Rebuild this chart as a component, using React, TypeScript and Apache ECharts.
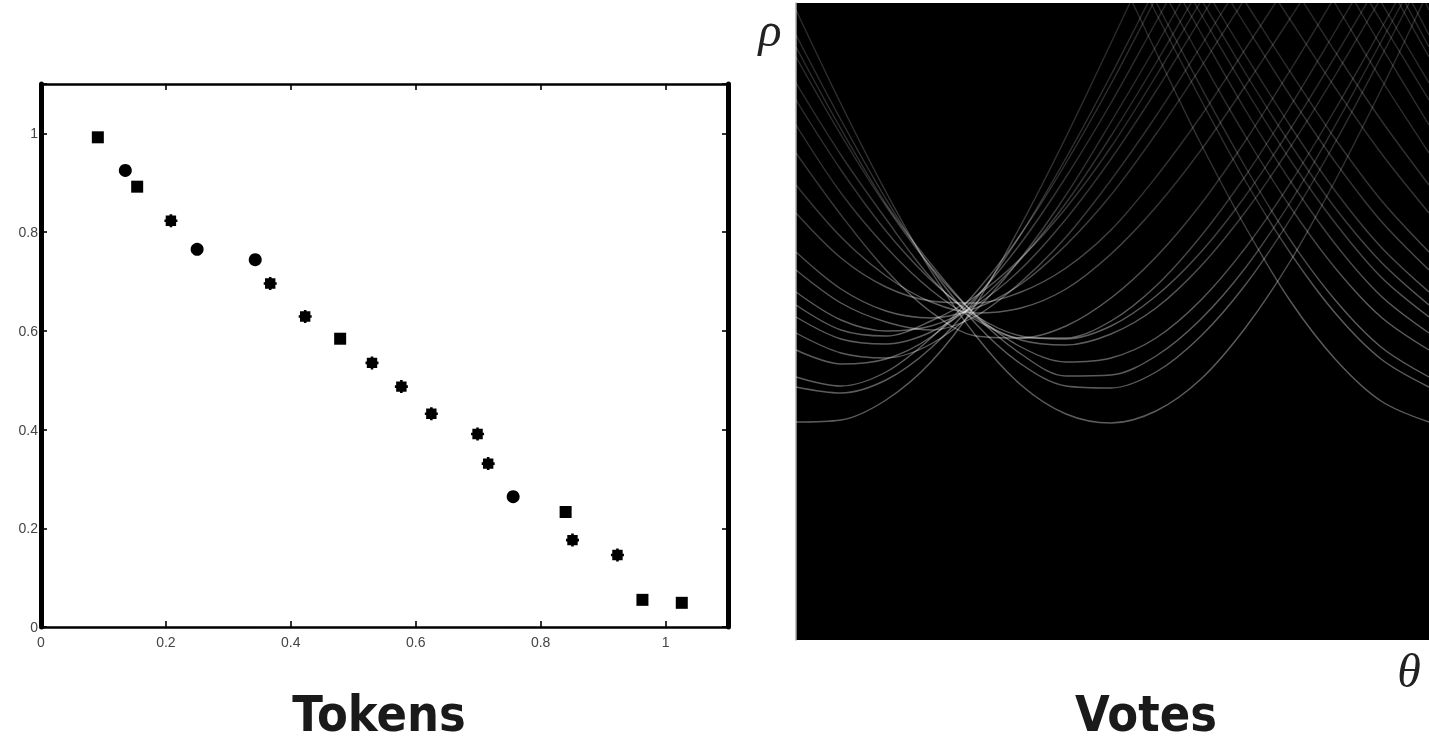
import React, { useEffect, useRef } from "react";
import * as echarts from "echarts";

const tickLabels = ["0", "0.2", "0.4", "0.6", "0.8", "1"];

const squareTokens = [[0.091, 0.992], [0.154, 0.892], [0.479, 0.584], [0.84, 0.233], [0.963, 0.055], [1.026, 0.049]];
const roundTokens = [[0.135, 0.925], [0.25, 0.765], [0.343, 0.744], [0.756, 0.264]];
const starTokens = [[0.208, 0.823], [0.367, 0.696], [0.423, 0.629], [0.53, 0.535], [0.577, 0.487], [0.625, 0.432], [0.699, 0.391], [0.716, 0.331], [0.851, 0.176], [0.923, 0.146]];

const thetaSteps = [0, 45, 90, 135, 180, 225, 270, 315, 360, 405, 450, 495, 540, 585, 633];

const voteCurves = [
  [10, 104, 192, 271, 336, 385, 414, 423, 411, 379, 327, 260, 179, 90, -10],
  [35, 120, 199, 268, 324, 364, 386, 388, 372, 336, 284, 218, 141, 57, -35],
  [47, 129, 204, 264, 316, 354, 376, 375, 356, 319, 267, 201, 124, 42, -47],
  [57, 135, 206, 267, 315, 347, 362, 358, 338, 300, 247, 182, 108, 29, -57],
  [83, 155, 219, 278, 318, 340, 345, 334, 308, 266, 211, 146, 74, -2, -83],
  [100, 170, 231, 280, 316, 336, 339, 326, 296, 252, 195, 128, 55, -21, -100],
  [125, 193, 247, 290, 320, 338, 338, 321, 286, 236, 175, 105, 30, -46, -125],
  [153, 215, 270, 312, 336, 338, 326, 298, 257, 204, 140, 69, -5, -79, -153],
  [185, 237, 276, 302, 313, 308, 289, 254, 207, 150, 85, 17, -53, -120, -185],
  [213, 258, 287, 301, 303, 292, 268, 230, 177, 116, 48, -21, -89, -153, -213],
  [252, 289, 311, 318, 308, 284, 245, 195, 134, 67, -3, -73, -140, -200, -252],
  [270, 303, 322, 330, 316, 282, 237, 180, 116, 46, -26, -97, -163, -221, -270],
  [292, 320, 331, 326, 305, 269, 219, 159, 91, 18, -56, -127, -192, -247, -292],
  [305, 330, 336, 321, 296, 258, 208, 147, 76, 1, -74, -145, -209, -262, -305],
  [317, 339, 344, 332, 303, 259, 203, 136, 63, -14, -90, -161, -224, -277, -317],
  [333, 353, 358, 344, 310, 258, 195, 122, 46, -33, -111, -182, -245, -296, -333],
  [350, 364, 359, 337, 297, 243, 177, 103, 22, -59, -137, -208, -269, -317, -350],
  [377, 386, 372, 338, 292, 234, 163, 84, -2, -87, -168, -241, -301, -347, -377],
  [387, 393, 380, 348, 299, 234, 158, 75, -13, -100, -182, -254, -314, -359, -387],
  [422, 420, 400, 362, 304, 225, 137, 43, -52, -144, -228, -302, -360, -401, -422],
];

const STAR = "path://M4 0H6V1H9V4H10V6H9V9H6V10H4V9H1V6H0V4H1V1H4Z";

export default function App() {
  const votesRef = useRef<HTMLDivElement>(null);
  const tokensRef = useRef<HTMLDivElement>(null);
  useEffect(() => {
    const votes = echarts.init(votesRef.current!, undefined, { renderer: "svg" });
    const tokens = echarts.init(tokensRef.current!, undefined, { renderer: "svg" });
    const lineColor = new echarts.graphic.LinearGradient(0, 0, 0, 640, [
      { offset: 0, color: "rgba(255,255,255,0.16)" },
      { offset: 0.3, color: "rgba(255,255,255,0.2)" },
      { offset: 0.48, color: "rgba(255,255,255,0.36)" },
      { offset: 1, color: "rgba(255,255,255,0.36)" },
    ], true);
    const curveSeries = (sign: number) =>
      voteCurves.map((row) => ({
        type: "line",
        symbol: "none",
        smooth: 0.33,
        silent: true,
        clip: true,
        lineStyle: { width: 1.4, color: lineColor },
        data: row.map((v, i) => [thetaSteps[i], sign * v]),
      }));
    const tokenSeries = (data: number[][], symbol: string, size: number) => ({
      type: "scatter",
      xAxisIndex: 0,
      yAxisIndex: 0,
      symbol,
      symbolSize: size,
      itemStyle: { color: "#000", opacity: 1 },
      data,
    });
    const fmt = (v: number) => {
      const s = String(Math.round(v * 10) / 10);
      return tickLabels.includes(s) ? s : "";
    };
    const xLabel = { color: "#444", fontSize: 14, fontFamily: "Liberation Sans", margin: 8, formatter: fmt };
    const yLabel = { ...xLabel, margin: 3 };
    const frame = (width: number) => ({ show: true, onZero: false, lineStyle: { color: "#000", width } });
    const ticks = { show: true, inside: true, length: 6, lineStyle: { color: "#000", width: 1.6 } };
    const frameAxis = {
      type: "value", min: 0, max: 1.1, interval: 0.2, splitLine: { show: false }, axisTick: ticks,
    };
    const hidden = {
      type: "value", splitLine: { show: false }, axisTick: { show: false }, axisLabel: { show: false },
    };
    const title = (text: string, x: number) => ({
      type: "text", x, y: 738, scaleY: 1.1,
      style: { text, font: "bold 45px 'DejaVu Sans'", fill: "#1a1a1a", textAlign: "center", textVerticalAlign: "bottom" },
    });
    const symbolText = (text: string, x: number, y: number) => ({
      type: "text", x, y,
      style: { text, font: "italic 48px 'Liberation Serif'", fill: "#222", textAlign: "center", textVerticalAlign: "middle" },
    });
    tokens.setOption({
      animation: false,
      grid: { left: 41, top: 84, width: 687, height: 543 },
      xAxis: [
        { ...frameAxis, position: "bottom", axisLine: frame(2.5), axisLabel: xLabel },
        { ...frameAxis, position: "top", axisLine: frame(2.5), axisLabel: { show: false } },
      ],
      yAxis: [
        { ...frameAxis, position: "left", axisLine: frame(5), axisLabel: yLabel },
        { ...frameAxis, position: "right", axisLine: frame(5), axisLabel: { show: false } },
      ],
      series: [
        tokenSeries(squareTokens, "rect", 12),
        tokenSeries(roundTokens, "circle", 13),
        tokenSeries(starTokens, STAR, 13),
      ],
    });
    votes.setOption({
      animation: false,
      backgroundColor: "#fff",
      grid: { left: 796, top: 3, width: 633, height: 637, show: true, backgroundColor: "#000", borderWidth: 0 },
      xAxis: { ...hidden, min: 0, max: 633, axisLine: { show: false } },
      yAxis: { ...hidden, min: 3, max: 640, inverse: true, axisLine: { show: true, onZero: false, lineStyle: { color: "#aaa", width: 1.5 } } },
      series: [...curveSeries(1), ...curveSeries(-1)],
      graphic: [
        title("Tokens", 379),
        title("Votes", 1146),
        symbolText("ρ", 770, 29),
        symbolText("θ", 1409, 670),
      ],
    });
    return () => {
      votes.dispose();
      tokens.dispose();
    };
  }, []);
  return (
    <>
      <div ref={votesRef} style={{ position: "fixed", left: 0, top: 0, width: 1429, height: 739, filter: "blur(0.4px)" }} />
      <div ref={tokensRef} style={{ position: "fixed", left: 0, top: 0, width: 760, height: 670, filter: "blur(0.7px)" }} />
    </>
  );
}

___

Write out the listing above again, exactly, but with no pictures in the copy.

| Correct answer |
Rebuild this chart as a component, using React, TypeScript and Apache ECharts.
import React, { useEffect, useRef } from "react";
import * as echarts from "echarts";

const tickLabels = ["0", "0.2", "0.4", "0.6", "0.8", "1"];

const squareTokens = [[0.091, 0.992], [0.154, 0.892], [0.479, 0.584], [0.84, 0.233], [0.963, 0.055], [1.026, 0.049]];
const roundTokens = [[0.135, 0.925], [0.25, 0.765], [0.343, 0.744], [0.756, 0.264]];
const starTokens = [[0.208, 0.823], [0.367, 0.696], [0.423, 0.629], [0.53, 0.535], [0.577, 0.487], [0.625, 0.432], [0.699, 0.391], [0.716, 0.331], [0.851, 0.176], [0.923, 0.146]];

const thetaSteps = [0, 45, 90, 135, 180, 225, 270, 315, 360, 405, 450, 495, 540, 585, 633];

const voteCurves = [
  [10, 104, 192, 271, 336, 385, 414, 423, 411, 379, 327, 260, 179, 90, -10],
  [35, 120, 199, 268, 324, 364, 386, 388, 372, 336, 284, 218, 141, 57, -35],
  [47, 129, 204, 264, 316, 354, 376, 375, 356, 319, 267, 201, 124, 42, -47],
  [57, 135, 206, 267, 315, 347, 362, 358, 338, 300, 247, 182, 108, 29, -57],
  [83, 155, 219, 278, 318, 340, 345, 334, 308, 266, 211, 146, 74, -2, -83],
  [100, 170, 231, 280, 316, 336, 339, 326, 296, 252, 195, 128, 55, -21, -100],
  [125, 193, 247, 290, 320, 338, 338, 321, 286, 236, 175, 105, 30, -46, -125],
  [153, 215, 270, 312, 336, 338, 326, 298, 257, 204, 140, 69, -5, -79, -153],
  [185, 237, 276, 302, 313, 308, 289, 254, 207, 150, 85, 17, -53, -120, -185],
  [213, 258, 287, 301, 303, 292, 268, 230, 177, 116, 48, -21, -89, -153, -213],
  [252, 289, 311, 318, 308, 284, 245, 195, 134, 67, -3, -73, -140, -200, -252],
  [270, 303, 322, 330, 316, 282, 237, 180, 116, 46, -26, -97, -163, -221, -270],
  [292, 320, 331, 326, 305, 269, 219, 159, 91, 18, -56, -127, -192, -247, -292],
  [305, 330, 336, 321, 296, 258, 208, 147, 76, 1, -74, -145, -209, -262, -305],
  [317, 339, 344, 332, 303, 259, 203, 136, 63, -14, -90, -161, -224, -277, -317],
  [333, 353, 358, 344, 310, 258, 195, 122, 46, -33, -111, -182, -245, -296, -333],
  [350, 364, 359, 337, 297, 243, 177, 103, 22, -59, -137, -208, -269, -317, -350],
  [377, 386, 372, 338, 292, 234, 163, 84, -2, -87, -168, -241, -301, -347, -377],
  [387, 393, 380, 348, 299, 234, 158, 75, -13, -100, -182, -254, -314, -359, -387],
  [422, 420, 400, 362, 304, 225, 137, 43, -52, -144, -228, -302, -360, -401, -422],
];

const STAR = "path://M4 0H6V1H9V4H10V6H9V9H6V10H4V9H1V6H0V4H1V1H4Z";

export default function App() {
  const votesRef = useRef<HTMLDivElement>(null);
  const tokensRef = useRef<HTMLDivElement>(null);
  useEffect(() => {
    const votes = echarts.init(votesRef.current!, undefined, { renderer: "svg" });
    const tokens = echarts.init(tokensRef.current!, undefined, { renderer: "svg" });
    const lineColor = new echarts.graphic.LinearGradient(0, 0, 0, 640, [
      { offset: 0, color: "rgba(255,255,255,0.16)" },
      { offset: 0.3, color: "rgba(255,255,255,0.2)" },
      { offset: 0.48, color: "rgba(255,255,255,0.36)" },
      { offset: 1, color: "rgba(255,255,255,0.36)" },
    ], true);
    const curveSeries = (sign: number) =>
      voteCurves.map((row) => ({
        type: "line",
        symbol: "none",
        smooth: 0.33,
        silent: true,
        clip: true,
        lineStyle: { width: 1.4, color: lineColor },
        data: row.map((v, i) => [thetaSteps[i], sign * v]),
      }));
    const tokenSeries = (data: number[][], symbol: string, size: number) => ({
      type: "scatter",
      xAxisIndex: 0,
      yAxisIndex: 0,
      symbol,
      symbolSize: size,
      itemStyle: { color: "#000", opacity: 1 },
      data,
    });
    const fmt = (v: number) => {
      const s = String(Math.round(v * 10) / 10);
      return tickLabels.includes(s) ? s : "";
    };
    const xLabel = { color: "#444", fontSize: 14, fontFamily: "Liberation Sans", margin: 8, formatter: fmt };
    const yLabel = { ...xLabel, margin: 3 };
    const frame = (width: number) => ({ show: true, onZero: false, lineStyle: { color: "#000", width } });
    const ticks = { show: true, inside: true, length: 6, lineStyle: { color: "#000", width: 1.6 } };
    const frameAxis = {
      type: "value", min: 0, max: 1.1, interval: 0.2, splitLine: { show: false }, axisTick: ticks,
    };
    const hidden = {
      type: "value", splitLine: { show: false }, axisTick: { show: false }, axisLabel: { show: false },
    };
    const title = (text: string, x: number) => ({
      type: "text", x, y: 738, scaleY: 1.1,
      style: { text, font: "bold 45px 'DejaVu Sans'", fill: "#1a1a1a", textAlign: "center", textVerticalAlign: "bottom" },
    });
    const symbolText = (text: string, x: number, y: number) => ({
      type: "text", x, y,
      style: { text, font: "italic 48px 'Liberation Serif'", fill: "#222", textAlign: "center", textVerticalAlign: "middle" },
    });
    tokens.setOption({
      animation: false,
      grid: { left: 41, top: 84, width: 687, height: 543 },
      xAxis: [
        { ...frameAxis, position: "bottom", axisLine: frame(2.5), axisLabel: xLabel },
        { ...frameAxis, position: "top", axisLine: frame(2.5), axisLabel: { show: false } },
      ],
      yAxis: [
        { ...frameAxis, position: "left", axisLine: frame(5), axisLabel: yLabel },
        { ...frameAxis, position: "right", axisLine: frame(5), axisLabel: { show: false } },
      ],
      series: [
        tokenSeries(squareTokens, "rect", 12),
        tokenSeries(roundTokens, "circle", 13),
        tokenSeries(starTokens, STAR, 13),
      ],
    });
    votes.setOption({
      animation: false,
      backgroundColor: "#fff",
      grid: { left: 796, top: 3, width: 633, height: 637, show: true, backgroundColor: "#000", borderWidth: 0 },
      xAxis: { ...hidden, min: 0, max: 633, axisLine: { show: false } },
      yAxis: { ...hidden, min: 3, max: 640, inverse: true, axisLine: { show: true, onZero: false, lineStyle: { color: "#aaa", width: 1.5 } } },
      series: [...curveSeries(1), ...curveSeries(-1)],
      graphic: [
        title("Tokens", 379),
        title("Votes", 1146),
        symbolText("ρ", 770, 29),
        symbolText("θ", 1409, 670),
      ],
    });
    return () => {
      votes.dispose();
      tokens.dispose();
    };
  }, []);
  return (
    <>
      <div ref={votesRef} style={{ position: "fixed", left: 0, top: 0, width: 1429, height: 739, filter: "blur(0.4px)" }} />
      <div ref={tokensRef} style={{ position: "fixed", left: 0, top: 0, width: 760, height: 670, filter: "blur(0.7px)" }} />
    </>
  );
}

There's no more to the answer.